Dog Eats Grass (Hund frisst Grass)
by Meike Hauck
Meike Hauck was born in 1977, studied Scenography at the University of Toronto and completed an internship at an advertising agency. She later studied theater and film studies, sociology and journalism in Leipzig and Berlin. She studied playwriting at the Berlin University of the Arts from 2000-2004 and was invited to the 8th World Interplay Festival for Young Playwrights in Townsville, Australia in 2003. In the same year she participated in the renowned Autoren-Werkstatt-Tagen (Writers' Workshop) at the Burgtheater in Vienna where she wrote Hund frisst Gras (Dog Eats Grass).
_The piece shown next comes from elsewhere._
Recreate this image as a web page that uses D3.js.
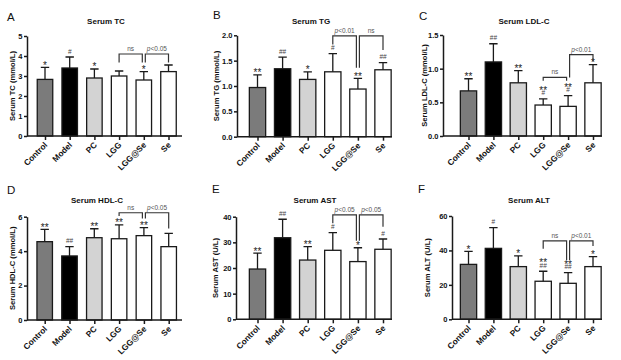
<!DOCTYPE html>
<html><head><meta charset="utf-8">
<script src="https://cdn.jsdelivr.net/npm/d3@7"></script>
<style>body{margin:0;background:#fff}svg{display:block}text{font-family:"Liberation Sans",Arial,sans-serif}</style>
</head><body>
<svg id="c" width="621" height="360"></svg>
<script>
// ---------- data ----------
const groups = ["Control", "Model", "PC", "LGG", "LGG@Se", "Se"];
const fillColors = ["#7b7b7b", "#000000", "#d3d3d3", "#ffffff", "#ffffff", "#ffffff"];

const tcMean = [2.83, 3.40, 2.90, 3.00, 2.80, 3.22];
const tcSD   = [0.60, 0.55, 0.45, 0.25, 0.42, 0.33];
const tcTicks = [0, 1, 2, 3, 4, 5];
const tcMarks = ["*", "#", "*", "", "*", ""];
const tcBrackets = [[3, 4, "ns", 4.1, 3.68, 3.68], [4, 5, "p<0.05", 4.1, 3.68, 3.68]];

const tgMean = [0.97, 1.34, 1.13, 1.28, 0.94, 1.32];
const tgSD   = [0.25, 0.23, 0.15, 0.36, 0.21, 0.14];
const tgTicks = [0, 0.5, 1.0, 1.5, 2.0];
const tgMarks = ["**", "##", "*", "#", "**", "##"];
const tgBrackets = [[3, 4, "p<0.01", 1.99, 1.82, 1.36], [4, 5, "ns", 1.99, 1.36, 1.71]];

const ldlMean = [0.67, 1.10, 0.79, 0.46, 0.44, 0.79];
const ldlSD   = [0.18, 0.27, 0.18, 0.09, 0.16, 0.27];
const ldlTicks = [0, 0.5, 1.0, 1.5];
const ldlMarks = ["**", "##", "**", "**\n#", "**\n#", "*"];
const ldlBrackets = [[3, 4, "ns", 0.87, 0.82, 0.82], [4, 5, "p<0.01", 1.21, 0.87, 1.11]];

const hdlMean = [4.55, 3.72, 4.78, 4.72, 4.90, 4.26];
const hdlSD   = [0.71, 0.54, 0.52, 0.80, 0.46, 0.77];
const hdlTicks = [0, 2, 4, 6];
const hdlMarks = ["**", "##", "**", "**", "**", ""];
const hdlBrackets = [[3, 4, "ns", 6.23, 6.04, 5.9], [4, 5, "p<0.05", 6.23, 5.9, 5.32]];

const astMean = [19.6, 31.8, 23.1, 26.9, 22.5, 27.3];
const astSD   = [6.2, 7.2, 5.2, 6.9, 5.4, 4.0];
const astTicks = [0, 10, 20, 30, 40];
const astMarks = ["**", "##", "**", "#", "*", "#"];
const astBrackets = [[3, 4, "p<0.05", 40.7, 37.4, 30.6], [4, 5, "p<0.05", 40.7, 30.6, 36.1]];

const altMean = [31.9, 41.2, 30.6, 22.1, 20.9, 30.6];
const altSD   = [7.6, 12.0, 6.2, 5.8, 6.2, 5.8];
const altTicks = [0, 20, 40, 60];
const altMarks = ["*", "#", "*", "**\n##", "**\n##", "*"];
const altBrackets = [[3, 4, "ns", 45.5, 41.0, 34.4], [4, 5, "p<0.01", 45.5, 34.4, 42.6]];

// ---------- panels (layout kept separate from data) ----------
const panels = [
  {letter: "A", title: "Serum TC", yLabel: "Serum TC (mmol/L)", mean: tcMean, sd: tcSD, ticks: tcTicks, fmt: d3.format("d"), marks: tcMarks, brackets: tcBrackets,
   L: {lx: 7, ly: 21, tx: 106, ty: 24, labX: 12, axisX: 27, axisEnd: 182, c0: 45, c1: 168.5, bw: 15.5, yMax: 5, yTop: 36, yBottom: 136}},
  {letter: "B", title: "Serum TG", yLabel: "Serum TG (mmol/L)", mean: tgMean, sd: tgSD, ticks: tgTicks, fmt: d3.format(".1f"), marks: tgMarks, brackets: tgBrackets,
   L: {lx: 213, ly: 19, tx: 311, ty: 24, labX: 216, axisX: 237, axisEnd: 392, c0: 257.5, c1: 383, bw: 16.3, yMax: 2, yTop: 35.3, yBottom: 136.7}},
  {letter: "C", title: "Serum LDL-C", yLabel: "Serum LDL-C (mmol/L)", mean: ldlMean, sd: ldlSD, ticks: ldlTicks, fmt: d3.format(".1f"), marks: ldlMarks, brackets: ldlBrackets,
   L: {lx: 419, ly: 20, tx: 524, ty: 24, labX: 424, axisX: 443, axisEnd: 602, c0: 468.5, c1: 593, bw: 16.3, yMax: 1.5, yTop: 35, yBottom: 136}},
  {letter: "D", title: "Serum HDL-C", yLabel: "Serum HDL-C (mmol/L)", mean: hdlMean, sd: hdlSD, ticks: hdlTicks, fmt: d3.format("d"), marks: hdlMarks, brackets: hdlBrackets,
   L: {lx: 7, ly: 194, tx: 97, ty: 203, labX: 12, axisX: 27, axisEnd: 182, c0: 44.7, c1: 168.7, bw: 15.5, yMax: 6, yTop: 216.7, yBottom: 320}},
  {letter: "E", title: "Serum AST", yLabel: "Serum AST (U/L)", mean: astMean, sd: astSD, ticks: astTicks, fmt: d3.format("d"), marks: astMarks, brackets: astBrackets,
   L: {lx: 212, ly: 193, tx: 315, ty: 203, labX: 215, axisX: 236, axisEnd: 392, c0: 257.5, c1: 383, bw: 16.3, yMax: 40, yTop: 216.7, yBottom: 319.3}},
  {letter: "F", title: "Serum ALT", yLabel: "Serum ALT (U/L)", mean: altMean, sd: altSD, ticks: altTicks, fmt: d3.format("d"), marks: altMarks, brackets: altBrackets,
   L: {lx: 418, ly: 193, tx: 529, ty: 203, labX: 427, axisX: 452, axisEnd: 602, c0: 468.5, c1: 593, bw: 16.3, yMax: 60, yTop: 216, yBottom: 319.3}}
];

const svg = d3.select("#c");
const ink = "#1a1a1a";
const FONT = '"Liberation Sans",Arial,sans-serif';

panels.forEach(p => {
  const L = p.L;
  const g = svg.append("g");
  const x = d3.scalePoint().domain(groups).range([L.c0, L.c1]);
  const y = d3.scaleLinear().domain([0, L.yMax]).range([L.yBottom, L.yTop]);

  // letter + title
  g.append("text").attr("x", L.lx).attr("y", L.ly).attr("font-size", 11.5).attr("fill", "#111").text(p.letter);
  g.append("text").attr("x", L.tx).attr("y", L.ty).attr("text-anchor", "middle")
    .attr("font-size", 8).attr("font-weight", "bold").attr("fill", "#111").text(p.title);

  // bars
  g.selectAll("rect.bar").data(groups).join("rect").attr("class", "bar")
    .attr("x", d => x(d) - L.bw / 2)
    .attr("y", (d, i) => y(p.mean[i]))
    .attr("width", L.bw)
    .attr("height", (d, i) => y(0) - y(p.mean[i]))
    .attr("fill", (d, i) => fillColors[i])
    .attr("stroke", ink).attr("stroke-width", 1.3);

  // error bars (upper only)
  g.selectAll("path.err").data(groups).join("path").attr("class", "err")
    .attr("d", (d, i) => {
      const cx = x(d), top = y(p.mean[i] + p.sd[i]), base = y(p.mean[i]);
      return `M${cx},${base}V${top}M${cx - 4.2},${top}H${cx + 4.2}`;
    })
    .attr("fill", "none").attr("stroke", ink).attr("stroke-width", 1.3);

  // y axis
  const ya = g.append("g").attr("transform", `translate(${L.axisX},0)`)
    .call(d3.axisLeft(y).tickValues(p.ticks).tickFormat(p.fmt).tickSize(3).tickSizeOuter(0).tickPadding(1.5));
  ya.select(".domain").attr("stroke", ink).attr("stroke-width", 1.5);
  ya.selectAll(".tick line").attr("stroke", ink).attr("stroke-width", 1.5);
  ya.selectAll(".tick text").attr("font-size", 7.5).attr("font-weight", "bold").attr("fill", "#111")
    .attr("font-family", FONT);

  // x axis
  const xa = g.append("g").attr("transform", `translate(0,${L.yBottom})`)
    .call(d3.axisBottom(x).tickSize(4).tickSizeOuter(0));
  xa.select(".domain").remove();
  xa.append("line").attr("x1", L.axisX).attr("x2", L.axisEnd).attr("y1", 0).attr("y2", 0)
    .attr("stroke", ink).attr("stroke-width", 1.5);
  xa.selectAll(".tick line").attr("stroke", ink).attr("stroke-width", 1.5);
  xa.selectAll(".tick text")
    .attr("x", null).attr("y", null).attr("dy", null)
    .attr("transform", "translate(2.5,9.5) rotate(-45)")
    .attr("text-anchor", "end")
    .attr("font-size", 8.3).attr("font-weight", "bold").attr("fill", "#111")
    .attr("font-family", FONT);

  // y label
  g.append("text")
    .attr("transform", `translate(${L.labX},${(L.yTop + L.yBottom) / 2}) rotate(-90)`)
    .attr("text-anchor", "middle").attr("dominant-baseline", "central")
    .attr("font-size", 7.6).attr("font-weight", "bold").attr("fill", "#111")
    .text(p.yLabel);

  // significance marks above error bars (one text element per bar, stacked lines as tspans)
  groups.forEach((gname, i) => {
    if (!p.marks[i]) return;
    const lines = p.marks[i].split("\n");
    let cur = y(p.mean[i] + p.sd[i]) - 3;
    const placed = [];
    for (let k = lines.length - 1; k >= 0; k--) {
      const s = lines[k];
      if (s.includes("*")) {
        placed.unshift({s, y: cur + 4.4, size: 10, fill: "#222"});
        cur -= 4.7;
      } else {
        placed.unshift({s, y: cur - 0.5, size: 6.5, fill: "#444"});
        cur -= 6.4;
      }
    }
    const t = g.append("text").attr("text-anchor", "middle");
    placed.forEach(o => {
      t.append("tspan").attr("x", x(gname)).attr("y", o.y)
        .attr("font-size", o.size).attr("fill", o.fill).text(o.s);
    });
  });

  // comparison brackets
  p.brackets.forEach(b => {
    const [i, j, label, top, legL, legR] = b;
    const sharedL = p.brackets.some(o => o !== b && (o[0] === i || o[1] === i));
    const sharedR = p.brackets.some(o => o !== b && (o[0] === j || o[1] === j));
    const x1 = x(groups[i]) + (sharedL ? 1.5 : 0);
    const x2 = x(groups[j]) - (sharedR ? 1.5 : 0);
    g.append("path")
      .attr("d", `M${x1},${y(legL)}V${y(top)}H${x2}V${y(legR)}`)
      .attr("fill", "none").attr("stroke", "#333").attr("stroke-width", 1.2);
    const t = g.append("text").attr("x", (x1 + x2) / 2).attr("y", y(top) - 3)
      .attr("text-anchor", "middle").attr("font-size", 6.5).attr("fill", "#555");
    if (label.startsWith("p")) {
      t.append("tspan").attr("font-style", "italic").text("p");
      t.append("tspan").text(label.slice(1));
    } else {
      t.text(label);
    }
  });
});
</script>
</body></html>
Her play Blauer Himmel (Blue Sky) was produced in 2003 at the Schauspielhaus Bochum and Mad in America premiered at the Staatstheater Mainz in 2004. Hauck taught the course "Dramatic Text and Theater Reality" at the Johannes-Gutenberg-University in Mainz in the fall of 2004 and participated in the Introduction Course at the Royal Court Young Writers Programme in London and was brought back for the Invitation Class in 2005. She was invited to the 2005 Festival of Contemporary European Drama in Chile and Hund frisst Gras (Dog Eats Grass) will premiere at the Staatstheater Stuttgart (Depot) in April of 2006.
The Play
A hot and wet summer night. A small rooftop cocktail-party. In the house across the street, Vera and Paul's marriage is falling apart. Time passes, the small-talk on the roof plods along and everyone watches Vera and Paul. Over time, the voyeurism of the guests on the roof gets more intense: even the neighbor's intercourse is observed with cheerful comments. Where there used to be boundaries, the voyeuristic gaze has already crossed them. Where there used to be easiness, something sinister is already present. The penetrating gaze is soon followed by a visit to the neighbors' house. The desire for the unimaginable causes the intrusion into the unknown. What happens then can't be anticipated. And suddenly it's all over. A little party on a roof. It has rained. Everything seems unchanged.